- [Material provided]
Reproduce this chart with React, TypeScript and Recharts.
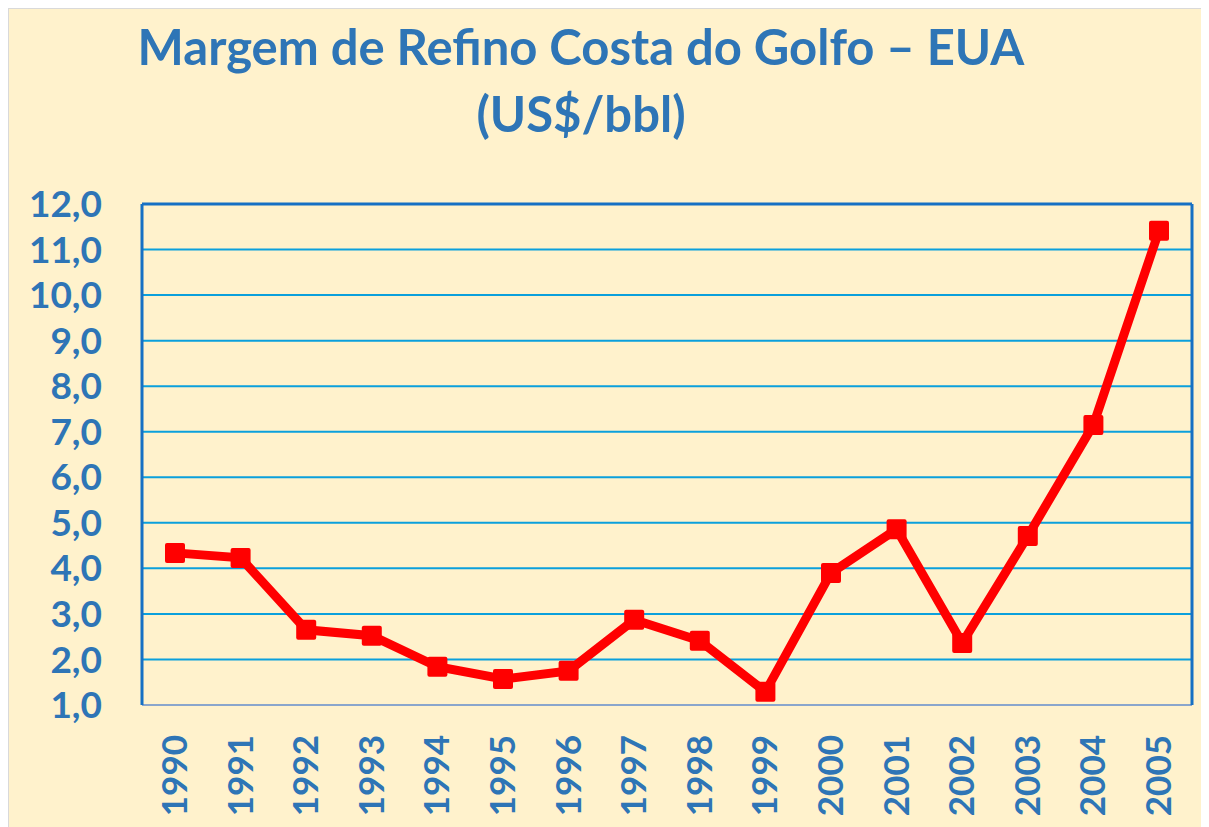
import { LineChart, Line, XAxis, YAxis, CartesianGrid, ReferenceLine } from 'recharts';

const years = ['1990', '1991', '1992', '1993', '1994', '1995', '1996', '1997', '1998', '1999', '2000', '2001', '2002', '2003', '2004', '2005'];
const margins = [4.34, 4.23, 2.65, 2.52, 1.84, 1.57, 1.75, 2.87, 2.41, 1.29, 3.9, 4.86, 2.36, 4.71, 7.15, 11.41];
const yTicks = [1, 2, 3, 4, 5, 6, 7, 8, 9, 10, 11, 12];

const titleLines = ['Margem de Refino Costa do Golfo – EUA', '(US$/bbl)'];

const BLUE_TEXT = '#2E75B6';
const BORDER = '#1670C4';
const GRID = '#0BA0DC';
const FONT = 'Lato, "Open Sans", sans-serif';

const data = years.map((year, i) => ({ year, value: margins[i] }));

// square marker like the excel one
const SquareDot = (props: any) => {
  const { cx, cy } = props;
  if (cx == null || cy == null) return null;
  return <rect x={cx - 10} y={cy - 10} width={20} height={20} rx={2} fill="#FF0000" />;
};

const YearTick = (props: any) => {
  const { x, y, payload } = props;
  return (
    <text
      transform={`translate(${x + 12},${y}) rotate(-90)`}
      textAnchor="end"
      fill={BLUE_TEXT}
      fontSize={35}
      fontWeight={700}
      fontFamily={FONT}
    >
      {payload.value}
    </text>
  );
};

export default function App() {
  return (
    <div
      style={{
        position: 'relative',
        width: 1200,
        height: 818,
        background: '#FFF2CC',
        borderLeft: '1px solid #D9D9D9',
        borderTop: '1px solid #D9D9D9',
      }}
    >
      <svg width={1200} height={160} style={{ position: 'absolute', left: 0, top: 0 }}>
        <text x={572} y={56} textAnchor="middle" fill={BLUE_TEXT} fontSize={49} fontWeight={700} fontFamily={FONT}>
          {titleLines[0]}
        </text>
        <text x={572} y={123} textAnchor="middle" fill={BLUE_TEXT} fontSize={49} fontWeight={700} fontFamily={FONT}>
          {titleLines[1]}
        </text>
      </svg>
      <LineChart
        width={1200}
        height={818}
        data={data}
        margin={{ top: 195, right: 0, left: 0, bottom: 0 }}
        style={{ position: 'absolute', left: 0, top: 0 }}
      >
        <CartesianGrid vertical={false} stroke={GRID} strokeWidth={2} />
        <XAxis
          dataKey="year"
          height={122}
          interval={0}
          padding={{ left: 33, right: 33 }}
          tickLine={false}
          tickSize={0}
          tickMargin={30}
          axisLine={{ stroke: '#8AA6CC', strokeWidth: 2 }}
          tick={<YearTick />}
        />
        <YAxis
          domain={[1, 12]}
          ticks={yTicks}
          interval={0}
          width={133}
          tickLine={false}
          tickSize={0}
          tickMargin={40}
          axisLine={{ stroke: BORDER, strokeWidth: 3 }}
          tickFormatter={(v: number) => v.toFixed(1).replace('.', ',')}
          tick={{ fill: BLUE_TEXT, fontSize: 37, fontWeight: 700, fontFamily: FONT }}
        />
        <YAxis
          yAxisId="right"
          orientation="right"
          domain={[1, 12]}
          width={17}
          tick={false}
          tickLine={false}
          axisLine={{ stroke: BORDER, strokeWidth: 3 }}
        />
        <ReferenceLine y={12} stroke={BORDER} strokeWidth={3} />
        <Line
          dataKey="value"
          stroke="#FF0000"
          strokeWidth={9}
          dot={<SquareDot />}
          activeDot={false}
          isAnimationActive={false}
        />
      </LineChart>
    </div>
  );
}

- [Goal] Transcribe the full listing above exactly, with the images removed.

- [Result for this task]
Reproduce this chart with React, TypeScript and Recharts.
import { LineChart, Line, XAxis, YAxis, CartesianGrid, ReferenceLine } from 'recharts';

const years = ['1990', '1991', '1992', '1993', '1994', '1995', '1996', '1997', '1998', '1999', '2000', '2001', '2002', '2003', '2004', '2005'];
const margins = [4.34, 4.23, 2.65, 2.52, 1.84, 1.57, 1.75, 2.87, 2.41, 1.29, 3.9, 4.86, 2.36, 4.71, 7.15, 11.41];
const yTicks = [1, 2, 3, 4, 5, 6, 7, 8, 9, 10, 11, 12];

const titleLines = ['Margem de Refino Costa do Golfo – EUA', '(US$/bbl)'];

const BLUE_TEXT = '#2E75B6';
const BORDER = '#1670C4';
const GRID = '#0BA0DC';
const FONT = 'Lato, "Open Sans", sans-serif';

const data = years.map((year, i) => ({ year, value: margins[i] }));

// square marker like the excel one
const SquareDot = (props: any) => {
  const { cx, cy } = props;
  if (cx == null || cy == null) return null;
  return <rect x={cx - 10} y={cy - 10} width={20} height={20} rx={2} fill="#FF0000" />;
};

const YearTick = (props: any) => {
  const { x, y, payload } = props;
  return (
    <text
      transform={`translate(${x + 12},${y}) rotate(-90)`}
      textAnchor="end"
      fill={BLUE_TEXT}
      fontSize={35}
      fontWeight={700}
      fontFamily={FONT}
    >
      {payload.value}
    </text>
  );
};

export default function App() {
  return (
    <div
      style={{
        position: 'relative',
        width: 1200,
        height: 818,
        background: '#FFF2CC',
        borderLeft: '1px solid #D9D9D9',
        borderTop: '1px solid #D9D9D9',
      }}
    >
      <svg width={1200} height={160} style={{ position: 'absolute', left: 0, top: 0 }}>
        <text x={572} y={56} textAnchor="middle" fill={BLUE_TEXT} fontSize={49} fontWeight={700} fontFamily={FONT}>
          {titleLines[0]}
        </text>
        <text x={572} y={123} textAnchor="middle" fill={BLUE_TEXT} fontSize={49} fontWeight={700} fontFamily={FONT}>
          {titleLines[1]}
        </text>
      </svg>
      <LineChart
        width={1200}
        height={818}
        data={data}
        margin={{ top: 195, right: 0, left: 0, bottom: 0 }}
        style={{ position: 'absolute', left: 0, top: 0 }}
      >
        <CartesianGrid vertical={false} stroke={GRID} strokeWidth={2} />
        <XAxis
          dataKey="year"
          height={122}
          interval={0}
          padding={{ left: 33, right: 33 }}
          tickLine={false}
          tickSize={0}
          tickMargin={30}
          axisLine={{ stroke: '#8AA6CC', strokeWidth: 2 }}
          tick={<YearTick />}
        />
        <YAxis
          domain={[1, 12]}
          ticks={yTicks}
          interval={0}
          width={133}
          tickLine={false}
          tickSize={0}
          tickMargin={40}
          axisLine={{ stroke: BORDER, strokeWidth: 3 }}
          tickFormatter={(v: number) => v.toFixed(1).replace('.', ',')}
          tick={{ fill: BLUE_TEXT, fontSize: 37, fontWeight: 700, fontFamily: FONT }}
        />
        <YAxis
          yAxisId="right"
          orientation="right"
          domain={[1, 12]}
          width={17}
          tick={false}
          tickLine={false}
          axisLine={{ stroke: BORDER, strokeWidth: 3 }}
        />
        <ReferenceLine y={12} stroke={BORDER} strokeWidth={3} />
        <Line
          dataKey="value"
          stroke="#FF0000"
          strokeWidth={9}
          dot={<SquareDot />}
          activeDot={false}
          isAnimationActive={false}
        />
      </LineChart>
    </div>
  );
}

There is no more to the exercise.